É uma permanente angústia e uma mágoa persistente. Percebi finalmente as misérias e grandezas do Poder Local. É uma experiência única. Embora ainda seja cedo para fazer balanços, devo dizer-lhe que o economicismo do Governo produz desumanidade, a ausência de uma cultura democrática produz perseguições e ressabiamentos políticos inimagináveis no séc. XXI, que a burocracia do Estado, possuída por clientes, burocratas e servos ao poder dominante, destrói a possibilidade de trabalhar numa autarquia de forma coerente e consequente. É preciso vencer muitos «Adamastores» para servir apaixonadamente as populações que jurámos servir.
 

É um escritor com assinaláveis volumes de venda das suas obras, a última das quais editou em 2007, intitulada «A fúria das vinhas». Qual segredo para o sucesso das suas publicações? Como vê o fenómeno de best seller sucessivos alcançados por Miguel Sousa Tavares e José Rodrigues dos Santos, algo pouco usual para os hábitos de leitura dos portugueses?

Ao contrário do que se julga, lê-se cada vez mais em Portugal e é certo que cada vez são publicados mais livros. São raros os autores que ultrapassam a fasquia dos cinco mil exemplares, o que não significa que não tenha qualidade, por vezes excepcional. E nem todos aqueles que chegam aos setenta, oitenta mil exemplares, podem atribuir o seu sucesso ao talento. Não sei explicar o sucesso dos outros, embora me agrade saber que têm muitos leitores.

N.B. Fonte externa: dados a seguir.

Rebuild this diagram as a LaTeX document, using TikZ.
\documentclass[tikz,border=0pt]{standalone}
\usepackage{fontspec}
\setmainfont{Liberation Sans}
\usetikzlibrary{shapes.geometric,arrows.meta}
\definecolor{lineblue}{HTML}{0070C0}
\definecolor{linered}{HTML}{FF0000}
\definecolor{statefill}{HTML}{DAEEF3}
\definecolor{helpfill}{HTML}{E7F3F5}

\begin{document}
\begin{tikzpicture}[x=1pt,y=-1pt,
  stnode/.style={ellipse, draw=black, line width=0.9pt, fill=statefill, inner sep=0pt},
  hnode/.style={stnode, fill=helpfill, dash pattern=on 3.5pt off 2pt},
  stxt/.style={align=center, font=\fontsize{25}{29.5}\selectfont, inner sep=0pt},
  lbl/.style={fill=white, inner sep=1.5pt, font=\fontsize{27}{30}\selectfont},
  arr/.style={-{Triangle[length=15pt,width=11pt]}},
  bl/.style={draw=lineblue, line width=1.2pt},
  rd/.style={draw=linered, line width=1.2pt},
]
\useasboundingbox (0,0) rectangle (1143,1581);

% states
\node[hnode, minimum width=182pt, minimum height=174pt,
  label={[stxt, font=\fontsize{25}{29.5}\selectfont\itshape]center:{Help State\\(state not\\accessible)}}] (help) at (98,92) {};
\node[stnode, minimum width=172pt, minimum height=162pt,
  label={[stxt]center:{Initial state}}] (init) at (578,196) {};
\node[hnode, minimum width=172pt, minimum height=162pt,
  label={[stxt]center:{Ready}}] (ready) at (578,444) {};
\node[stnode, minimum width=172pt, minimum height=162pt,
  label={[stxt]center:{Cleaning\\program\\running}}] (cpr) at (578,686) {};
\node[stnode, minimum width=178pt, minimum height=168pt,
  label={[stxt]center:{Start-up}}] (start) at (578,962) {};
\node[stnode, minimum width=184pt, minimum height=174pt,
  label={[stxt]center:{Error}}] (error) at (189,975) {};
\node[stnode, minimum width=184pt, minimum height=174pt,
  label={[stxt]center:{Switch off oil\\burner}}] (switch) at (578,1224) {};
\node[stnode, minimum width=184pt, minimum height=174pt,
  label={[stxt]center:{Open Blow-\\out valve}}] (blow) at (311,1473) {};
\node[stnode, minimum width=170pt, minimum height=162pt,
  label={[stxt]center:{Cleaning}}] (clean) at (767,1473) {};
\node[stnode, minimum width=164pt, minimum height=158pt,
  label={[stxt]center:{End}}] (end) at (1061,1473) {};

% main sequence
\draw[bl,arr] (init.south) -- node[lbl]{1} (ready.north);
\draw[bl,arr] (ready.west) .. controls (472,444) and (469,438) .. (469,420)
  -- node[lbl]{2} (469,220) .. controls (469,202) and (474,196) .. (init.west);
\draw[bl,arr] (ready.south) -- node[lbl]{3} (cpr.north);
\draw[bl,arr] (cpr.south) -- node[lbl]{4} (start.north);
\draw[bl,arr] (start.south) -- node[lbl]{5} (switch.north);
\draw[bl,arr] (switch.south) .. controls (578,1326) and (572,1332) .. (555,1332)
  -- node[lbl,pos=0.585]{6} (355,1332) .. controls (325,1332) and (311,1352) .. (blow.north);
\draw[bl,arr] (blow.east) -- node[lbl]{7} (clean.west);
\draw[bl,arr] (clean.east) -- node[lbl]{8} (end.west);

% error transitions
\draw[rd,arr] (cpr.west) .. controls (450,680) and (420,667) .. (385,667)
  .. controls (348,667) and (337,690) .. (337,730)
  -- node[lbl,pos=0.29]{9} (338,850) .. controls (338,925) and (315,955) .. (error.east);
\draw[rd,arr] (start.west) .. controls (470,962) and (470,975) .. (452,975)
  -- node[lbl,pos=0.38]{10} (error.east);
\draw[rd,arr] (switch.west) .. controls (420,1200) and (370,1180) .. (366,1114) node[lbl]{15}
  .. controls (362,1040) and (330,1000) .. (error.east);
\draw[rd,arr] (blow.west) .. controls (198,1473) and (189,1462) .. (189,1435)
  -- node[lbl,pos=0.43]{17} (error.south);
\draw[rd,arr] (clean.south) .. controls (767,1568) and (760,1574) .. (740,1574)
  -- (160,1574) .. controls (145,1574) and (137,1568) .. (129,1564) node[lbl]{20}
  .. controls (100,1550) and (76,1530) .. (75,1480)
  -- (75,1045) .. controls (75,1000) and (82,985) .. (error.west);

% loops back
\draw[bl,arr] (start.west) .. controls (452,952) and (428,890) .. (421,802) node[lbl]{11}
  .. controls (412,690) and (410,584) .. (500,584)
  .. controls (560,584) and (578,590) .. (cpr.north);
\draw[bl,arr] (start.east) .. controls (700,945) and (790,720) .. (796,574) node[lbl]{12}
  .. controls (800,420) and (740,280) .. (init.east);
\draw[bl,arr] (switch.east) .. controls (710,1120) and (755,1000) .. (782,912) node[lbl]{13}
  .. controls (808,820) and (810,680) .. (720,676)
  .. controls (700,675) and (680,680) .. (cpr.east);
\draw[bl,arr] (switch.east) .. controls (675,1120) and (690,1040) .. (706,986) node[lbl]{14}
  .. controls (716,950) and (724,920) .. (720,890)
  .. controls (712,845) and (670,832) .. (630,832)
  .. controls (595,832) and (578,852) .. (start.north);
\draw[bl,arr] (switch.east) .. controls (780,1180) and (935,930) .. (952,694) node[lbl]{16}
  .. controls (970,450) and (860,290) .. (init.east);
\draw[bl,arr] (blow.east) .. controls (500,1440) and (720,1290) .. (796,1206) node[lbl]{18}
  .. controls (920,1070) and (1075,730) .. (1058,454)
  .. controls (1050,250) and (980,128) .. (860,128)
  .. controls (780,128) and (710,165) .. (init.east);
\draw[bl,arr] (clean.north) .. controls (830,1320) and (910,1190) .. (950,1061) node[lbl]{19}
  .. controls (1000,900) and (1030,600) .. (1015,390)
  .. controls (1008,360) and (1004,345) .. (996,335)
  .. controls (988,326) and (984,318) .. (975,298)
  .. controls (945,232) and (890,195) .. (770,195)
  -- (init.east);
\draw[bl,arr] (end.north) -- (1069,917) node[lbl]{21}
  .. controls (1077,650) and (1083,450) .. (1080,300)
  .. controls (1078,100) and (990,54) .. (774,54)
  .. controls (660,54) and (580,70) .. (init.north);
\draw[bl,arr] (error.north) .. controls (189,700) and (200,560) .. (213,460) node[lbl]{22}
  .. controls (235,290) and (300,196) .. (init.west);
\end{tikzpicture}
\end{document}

No que a mim diz respeito, julgo que os meus leitores gostam da seriedade com que invisto no trabalho intelectual. Já tenho uma carreira longa, quer em livro quer em suporte televisivo, para perceber que os meus leitores e telespectadores esperam dos meus trabalhos rigor e aderem à ideia essencial que cruza a minha obra: a vida só faz sentido se for pensada com outros ao nosso lado numa procura incessante da felicidade. E tendo vivido e estudado a violência, o sofrimento, a morte, com uma experiência única no que respeita aos limites da dor e da tragédia, com mais convencimento afirmo o meu trabalho para torná-lo sempre num acto de reflexão pelos caminhos das nossas utopias mais bondosas.

Nuno Dias da Silva

 

 

 

A CARA DA NOTÍCIA

O alentejano incansável

Escritor, ficcionista, criminalista, comentador, ex-agente da Judiciária, autarca, opinion maker em vários jornais e presença assídua nos ecrãs televisivos. Francisco Moita Flores consegue fazer tudo isto e o seu dia só tem, como para o comum dos mortais, 24 horas. Mas da fama e do proveito de trabalhador incansável não se livra.

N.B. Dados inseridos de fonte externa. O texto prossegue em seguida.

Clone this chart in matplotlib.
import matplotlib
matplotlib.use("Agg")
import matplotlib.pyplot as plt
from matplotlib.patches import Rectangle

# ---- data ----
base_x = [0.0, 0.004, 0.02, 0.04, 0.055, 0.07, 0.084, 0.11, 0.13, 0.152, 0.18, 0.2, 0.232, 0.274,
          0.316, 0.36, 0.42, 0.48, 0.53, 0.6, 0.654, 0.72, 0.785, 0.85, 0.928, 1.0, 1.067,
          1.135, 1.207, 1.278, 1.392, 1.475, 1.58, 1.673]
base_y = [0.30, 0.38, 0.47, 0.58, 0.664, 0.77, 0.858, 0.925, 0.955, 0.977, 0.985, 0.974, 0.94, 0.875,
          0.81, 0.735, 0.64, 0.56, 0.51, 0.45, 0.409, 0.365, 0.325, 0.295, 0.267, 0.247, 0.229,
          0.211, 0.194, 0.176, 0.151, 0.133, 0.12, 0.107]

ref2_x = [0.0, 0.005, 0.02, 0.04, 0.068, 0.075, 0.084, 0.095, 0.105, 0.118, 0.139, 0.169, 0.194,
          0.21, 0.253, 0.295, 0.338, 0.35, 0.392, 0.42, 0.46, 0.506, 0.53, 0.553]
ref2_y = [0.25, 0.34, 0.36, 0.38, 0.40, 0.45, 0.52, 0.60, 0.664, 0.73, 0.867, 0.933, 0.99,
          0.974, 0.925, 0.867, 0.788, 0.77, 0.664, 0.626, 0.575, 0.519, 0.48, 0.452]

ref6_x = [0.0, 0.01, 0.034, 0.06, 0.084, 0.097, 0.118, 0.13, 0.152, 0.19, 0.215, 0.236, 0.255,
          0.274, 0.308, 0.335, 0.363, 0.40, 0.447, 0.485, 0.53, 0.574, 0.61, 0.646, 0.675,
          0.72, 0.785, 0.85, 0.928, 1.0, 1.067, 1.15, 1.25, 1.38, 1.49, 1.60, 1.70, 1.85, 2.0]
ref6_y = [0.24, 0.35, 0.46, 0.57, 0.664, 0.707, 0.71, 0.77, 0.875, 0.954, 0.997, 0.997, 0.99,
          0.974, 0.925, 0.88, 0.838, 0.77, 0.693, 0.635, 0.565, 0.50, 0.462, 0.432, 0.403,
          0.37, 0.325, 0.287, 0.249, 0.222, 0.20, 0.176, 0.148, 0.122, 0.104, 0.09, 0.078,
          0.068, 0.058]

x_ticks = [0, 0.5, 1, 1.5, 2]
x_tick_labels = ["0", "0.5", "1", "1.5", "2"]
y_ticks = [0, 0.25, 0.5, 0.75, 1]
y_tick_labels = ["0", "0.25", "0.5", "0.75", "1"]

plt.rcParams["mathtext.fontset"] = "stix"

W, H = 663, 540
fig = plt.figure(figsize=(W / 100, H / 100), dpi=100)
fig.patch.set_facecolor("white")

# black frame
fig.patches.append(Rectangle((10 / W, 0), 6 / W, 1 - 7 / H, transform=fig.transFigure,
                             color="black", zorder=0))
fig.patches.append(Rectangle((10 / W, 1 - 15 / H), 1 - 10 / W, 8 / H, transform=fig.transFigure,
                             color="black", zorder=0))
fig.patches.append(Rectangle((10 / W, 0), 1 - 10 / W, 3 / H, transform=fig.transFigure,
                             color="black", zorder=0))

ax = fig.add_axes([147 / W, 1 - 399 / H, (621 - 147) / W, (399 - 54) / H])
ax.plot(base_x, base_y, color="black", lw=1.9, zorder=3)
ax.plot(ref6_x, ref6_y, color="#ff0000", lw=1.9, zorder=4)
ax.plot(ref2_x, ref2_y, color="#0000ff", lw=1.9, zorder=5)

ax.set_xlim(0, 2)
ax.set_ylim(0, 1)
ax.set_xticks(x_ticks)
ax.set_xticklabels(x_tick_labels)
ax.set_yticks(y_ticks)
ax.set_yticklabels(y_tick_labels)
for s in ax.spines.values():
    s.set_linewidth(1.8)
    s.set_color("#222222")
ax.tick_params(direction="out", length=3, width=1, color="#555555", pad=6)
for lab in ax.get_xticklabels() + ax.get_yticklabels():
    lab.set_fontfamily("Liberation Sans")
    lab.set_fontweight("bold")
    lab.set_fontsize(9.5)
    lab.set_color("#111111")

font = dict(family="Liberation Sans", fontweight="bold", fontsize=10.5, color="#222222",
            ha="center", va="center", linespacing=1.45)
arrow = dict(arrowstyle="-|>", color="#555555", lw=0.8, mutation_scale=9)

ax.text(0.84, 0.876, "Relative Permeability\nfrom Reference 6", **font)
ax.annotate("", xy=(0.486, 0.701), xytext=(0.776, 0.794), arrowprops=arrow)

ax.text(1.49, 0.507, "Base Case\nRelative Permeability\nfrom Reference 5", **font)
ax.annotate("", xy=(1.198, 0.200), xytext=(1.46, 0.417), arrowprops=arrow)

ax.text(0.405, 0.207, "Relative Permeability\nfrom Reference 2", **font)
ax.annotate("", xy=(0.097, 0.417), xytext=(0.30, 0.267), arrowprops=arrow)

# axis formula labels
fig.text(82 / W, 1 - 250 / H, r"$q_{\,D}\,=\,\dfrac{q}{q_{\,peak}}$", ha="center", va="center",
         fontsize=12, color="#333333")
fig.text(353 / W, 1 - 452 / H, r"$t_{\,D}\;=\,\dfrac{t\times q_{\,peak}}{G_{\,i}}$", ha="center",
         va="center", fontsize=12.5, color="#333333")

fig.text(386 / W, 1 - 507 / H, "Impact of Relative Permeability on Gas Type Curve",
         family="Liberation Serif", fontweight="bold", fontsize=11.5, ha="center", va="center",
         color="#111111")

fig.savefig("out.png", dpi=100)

Este alentejano de gema, nasceu a 22 de Fevereiro de 1953, em Moura. É licenciado em História e fez uma pós-graduação em criminologia no Institute de Criminologie de l’Université de Lausanne (Suiça).

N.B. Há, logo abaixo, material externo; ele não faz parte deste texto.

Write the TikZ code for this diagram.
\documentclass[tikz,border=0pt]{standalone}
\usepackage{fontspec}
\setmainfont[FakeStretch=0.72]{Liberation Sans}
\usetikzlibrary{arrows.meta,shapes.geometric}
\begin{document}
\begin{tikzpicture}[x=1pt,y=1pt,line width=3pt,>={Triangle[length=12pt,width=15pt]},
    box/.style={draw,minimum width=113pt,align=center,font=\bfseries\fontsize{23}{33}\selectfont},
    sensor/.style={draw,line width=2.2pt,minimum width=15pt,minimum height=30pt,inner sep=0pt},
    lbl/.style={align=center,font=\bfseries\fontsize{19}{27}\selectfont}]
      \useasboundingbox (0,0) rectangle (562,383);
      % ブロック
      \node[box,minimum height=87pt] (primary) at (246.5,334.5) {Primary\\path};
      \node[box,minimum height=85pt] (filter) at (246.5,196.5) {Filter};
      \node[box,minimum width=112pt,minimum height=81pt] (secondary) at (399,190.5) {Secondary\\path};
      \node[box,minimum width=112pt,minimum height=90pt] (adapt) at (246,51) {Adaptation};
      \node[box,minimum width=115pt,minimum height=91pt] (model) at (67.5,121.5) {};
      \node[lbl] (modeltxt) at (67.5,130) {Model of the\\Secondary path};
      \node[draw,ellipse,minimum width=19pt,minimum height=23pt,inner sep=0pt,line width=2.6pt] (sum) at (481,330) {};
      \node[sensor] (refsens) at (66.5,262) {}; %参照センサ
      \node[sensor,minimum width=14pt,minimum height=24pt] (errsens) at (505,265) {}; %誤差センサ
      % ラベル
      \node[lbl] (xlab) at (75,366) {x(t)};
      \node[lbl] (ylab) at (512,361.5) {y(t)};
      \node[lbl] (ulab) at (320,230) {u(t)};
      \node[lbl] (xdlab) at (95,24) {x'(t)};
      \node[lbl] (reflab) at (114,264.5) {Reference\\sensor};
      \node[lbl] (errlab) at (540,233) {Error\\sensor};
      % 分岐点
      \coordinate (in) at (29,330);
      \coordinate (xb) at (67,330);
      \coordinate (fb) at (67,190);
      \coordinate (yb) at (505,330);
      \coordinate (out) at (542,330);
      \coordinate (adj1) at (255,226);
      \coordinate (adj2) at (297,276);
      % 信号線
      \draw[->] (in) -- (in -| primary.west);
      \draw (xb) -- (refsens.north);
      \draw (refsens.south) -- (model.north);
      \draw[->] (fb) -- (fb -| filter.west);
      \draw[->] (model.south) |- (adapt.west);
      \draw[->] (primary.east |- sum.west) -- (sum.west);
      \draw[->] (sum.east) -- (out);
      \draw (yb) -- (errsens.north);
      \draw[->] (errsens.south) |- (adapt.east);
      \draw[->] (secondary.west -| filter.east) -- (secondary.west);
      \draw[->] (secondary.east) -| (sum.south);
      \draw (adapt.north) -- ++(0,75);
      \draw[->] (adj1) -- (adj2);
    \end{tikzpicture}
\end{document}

Foi durante 12 anos agente da Polícia Judiciária em brigadas de assaltos à mão armada, furto qualificado e homicídio, o que lhe valeu inúmeras experiências e daí também a inspiração para escrever ficção. Posteriormente exerceu funções de assessor do Director Geral da Polícia Judiciária para as áreas de análise da criminalidade e relacionamento com os órgãos da comunicação social. Para além disso, foi professor do ensino secundário nas Escolas Secundárias de Moura, Azambuja e Filipa de Lencastre, e é desde 1989 docente uiversitário, sendo Doutorado pelo Instituto de História e Teoria das Ideias da Faculdade de Letras da Universidade de Coimbra. Mas foi a sua aparição no programa «Casos de Polícia», na SIC, no início da era da TV privada em Portugal, que lhe valeu o mediatismo inicial. Nesse programa, Moita Flores descodificava a linguagem e a estratégia das forças policiais perante os novos fenómenos de criminalidade. A ficção é outra das suas especialidades. «Ballet Rose», adaptado para televisão, terá sido um dos que mais sucesso teve. «Morte d’Homem», «Filhos do Vento», «Polícias», «Esquadra de Policia», «Alves dos Reis», «Capitão Roby», «O Processo dos Távoras», «Lusitana Paixão» e «A Ferreirinha», foram outros guiões escritos pelo seu punho. O volume de produção de obras literárias é igualmente invejável e com assinalável sucesso: «Polícias sem História», «Filhos da Memória do Vento», «O carteirista que fugiu a tempo», «Não há lugar para divorciadas», «Em memória de Albertina, que Deus Haja!», «A fúria das vinhas».

A sua experiência forense levou a que fosse convidado para dirigir a equipa que identificou e trasladou os mortos do cemitério da Aldeia da Luz, que seria submerso pelas águas do Alqueva, numa das operações científicas mais impressionantes dos últimos anos. Em 2005, venceu de forma surpreendente, e como independente, a Câmara de Santarém, o que o levou, a si e à família, a fixar residência na capital ribatejana, deslocando-se de forma regular de bicicleta, de sua casa, no bairro de S. Bento, até aos Paços do Concelho.